9 thoughts on “Judge Ivan Lemelle strikes again”

  1. Lemelle is where he is today SOLELY by virtue of his skin color. His “moral compass” got calibrated at the knee of former Criminal Court Magistrate (later Federal Judge) Robert Collins, who enjoys the distinction of having been convicted of taking bribes as a Federal Judge (the money was found in his office safe). It is my recollection that he resigned before he could be impeached (which is what G.T. Ortous should have done). Anyone who wants to document the fact that Lemelle’s “moral compass” remains askew (the only reason he hasn’t joined Ortous, yet, is because he is the only Negro District Judge on the Eastern District Bench – a clear case of “reverse discrimination”) needs only to read the reported Fifth “Circus” case from February 2008, entitled: “In Re High Sulphur Content Gasoline Products Liability Litigation” case. Any WHITE MAN who did what this son-of-a-bitch Lemelle did in that case would have been indicted for public bribery already. I also have a disclosure to make: Lemelle struck my answers and defenses in a case in which I had good and valid defenses, and then entered a Default Judgement against me for close to $200,000, which drove me into bankruptcy. Sort of like threatening the Government with dismissing the charges against Mose Jefferson and his “belly warmer” if something doesn’t happen before “high noon”. This Lemelle character is a clear and present danger to the constitution and laws of the United States. Ashton O’Dwyer.

  2. He supposedly did the “balancing test” under the Rules of Evidence but this is an absurd ruling. How does his conviction prejudice her? He should have severed her prosecution. Moron!

  3. It is my usual contention that minorities DO NOT receive justice from federal courts at New Orleans. I need to clarify that what I mean by “minorities” is clearly not skin color –as in Ashton’s color and mine. I mean as in “haves” and “have nots.”

    I felt certain that the Mose Jefferson / Gill-Pratt case was the best place for them because they were of the “haves” classification, and Ivan Lemelle, in my opinion is a ‘house n______’. Whatever, deed Lemelle can perform which gratifies the elites is what can be expected of him; and since he is obviously such a ‘willing worker’, he is granted allowances for certain cronies.
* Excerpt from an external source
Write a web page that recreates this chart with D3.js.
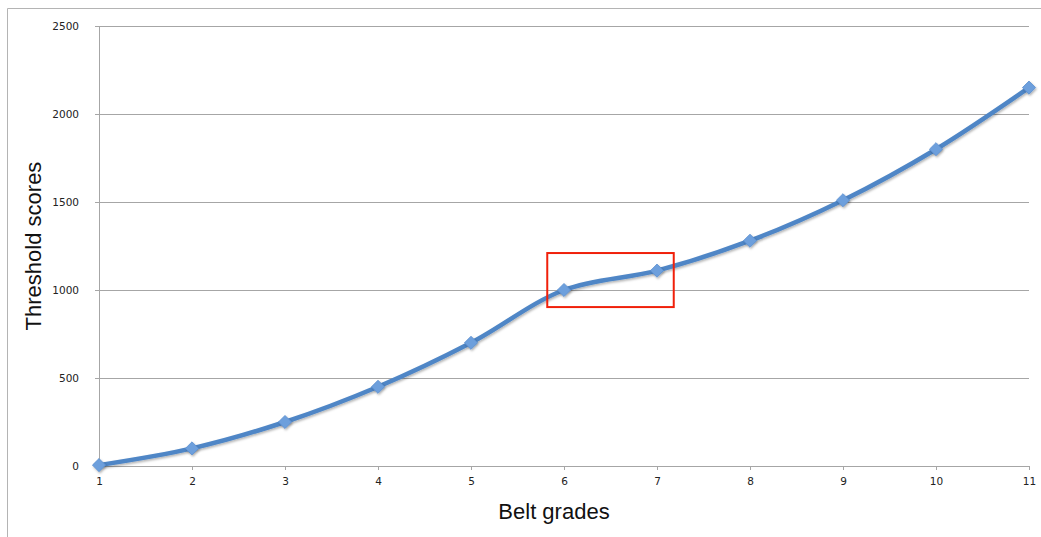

Me-thinks that the defendants in this case will fare much better with Lemelle –not because of race, but because of Lemelle’s quid pro quo status. From what I have examined about his edicts, he is as underhanded as Kurt Engelhardt, Lance Africk, A.J. McNamara, and Dougla$$ Dodd.

  4. See, EJ is not the only one with a sheep problem!!! I believe the faith I have that says in the last days good will be looked upon as evil & evil as good. We must be into that a few years now and it is increasing as time passes. Hope you are ready for the final chapter of the final Book!

  5. For anyone who might wish to go further than the “Times-Pick-Your-Nose”, and the Mose Jefferson (and his “belly-warmer’s”) trial, for irrefutable evidence of Lemell’s incompetent buffoonery on the Federal Bench, the “In Re High Sulphur Content Gasoline Products Liability Litigation” case can be found at: (1) 517 F. 3d 220 (5th Cir. 2008); (2) 2008 WL 287347 (decided February 4, 2008); and (3) Case No. 07-30384 in the Fifth Circuit. Ashton O’Dwyer.

  6. While I disagree with the ruling, it is an evidentiary ruling, which normally would be very difficult to get reversed in the court of appeal. But then again, I predict the 5th Circuit will reverse it in resounding fashion.

  7. Sock, I disagree with the ruling too, but this one is clearly wrong. I have it on inside info (and the TP story of today seems to back it up) that the only reason he ruled it inadmissible was because he did the balancing of the probative value vs. the prejudicial effect of the conviction AND HELD THAT IT WAS PREJUDICIAL TO THE CO-DEFENDANT (Gill-Pratt)! That is a horrible ruling. If she is prejudiced by HIS CONVICTION, the remedy is a severance, which Lemelle had previously denied. Again, not the brightest bulb on the bench.